The quality of a penetration test is shaped before testing begins—by the question it is meant to answer.

“Test this application” sounds like a scope, but it leaves the important decisions unresolved. Should the test assess anonymous exposure, authenticated abuse, cloud control paths, internal trust, or all of them? Is the goal release confidence, regulatory evidence, or a realistic view of compromise?

A list of IP addresses and URLs establishes boundaries. A useful scope establishes intent.

Start with the decision

Ask what will change after the report. A product team preparing a release needs different evidence than an infrastructure team evaluating lateral movement. An organization testing detection needs different rules than one protecting a fragile production service.

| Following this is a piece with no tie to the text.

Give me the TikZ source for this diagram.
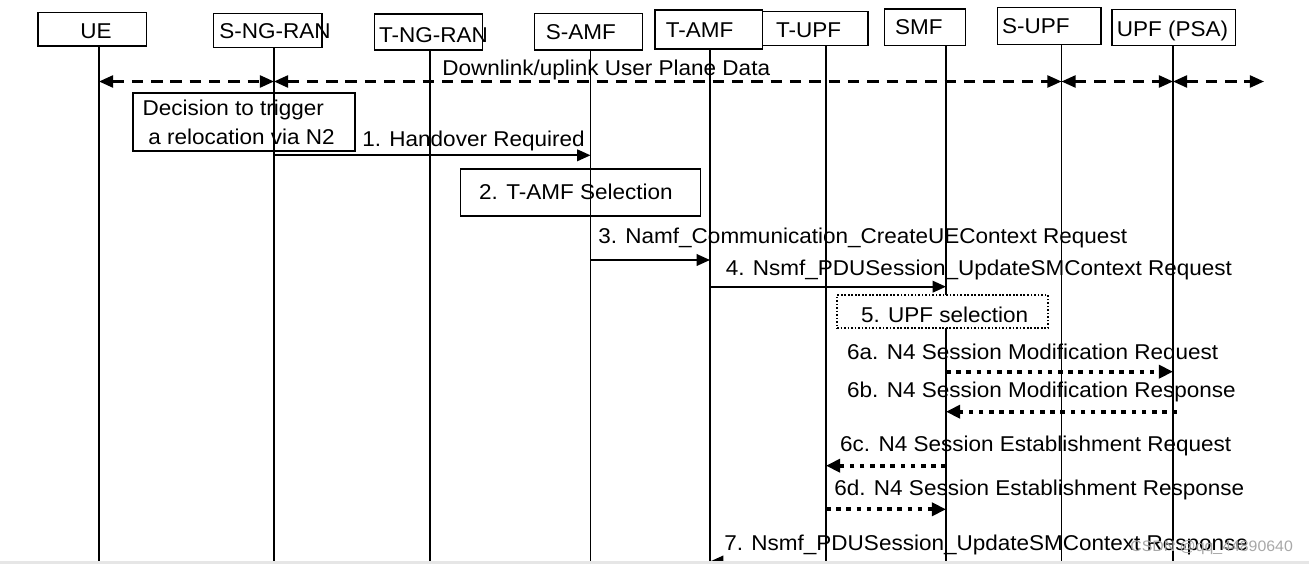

The answer shapes test depth, access level, timing, and reporting. It also gives the final readout a standard more meaningful than the number of findings.

Describe the environment around the target

Applications depend on identity providers, APIs, object storage, pipelines, and administrative surfaces. Excluding every dependency can make a test safe but artificial. Including everything without understanding ownership can make it reckless.

Document trust boundaries, third parties, sensitive data, production constraints, and who can authorize changes to scope. Be explicit about social engineering, persistence, destructive actions, denial of service, and access to customer data. Ambiguity is not flexibility when the test is active.

Good rules of engagement let the tester move decisively without making the organization guess what is happening.

Choose depth over surface area

A large scope can produce shallow coverage. If the important question involves identity escalation or tenant separation, reserve time to follow those paths. Define test accounts, roles, and representative data before the window opens.

Also identify stopping conditions. Demonstrating access to a protected record may be sufficient; downloading the full dataset rarely adds value. Proving that a role can be assumed may be enough without changing production configuration.

Plan the finish before the start

Agree on escalation contacts, critical-finding notification, evidence handling, and the format of the technical debrief. Include retesting while context is still fresh. A fix that has not been verified remains an assumption.

The strongest scope gives both sides clarity: what question matters, which paths are in play, how far proof should go, and what a successful test will teach. That clarity creates room for deeper testing and a report built around decisions rather than inventory.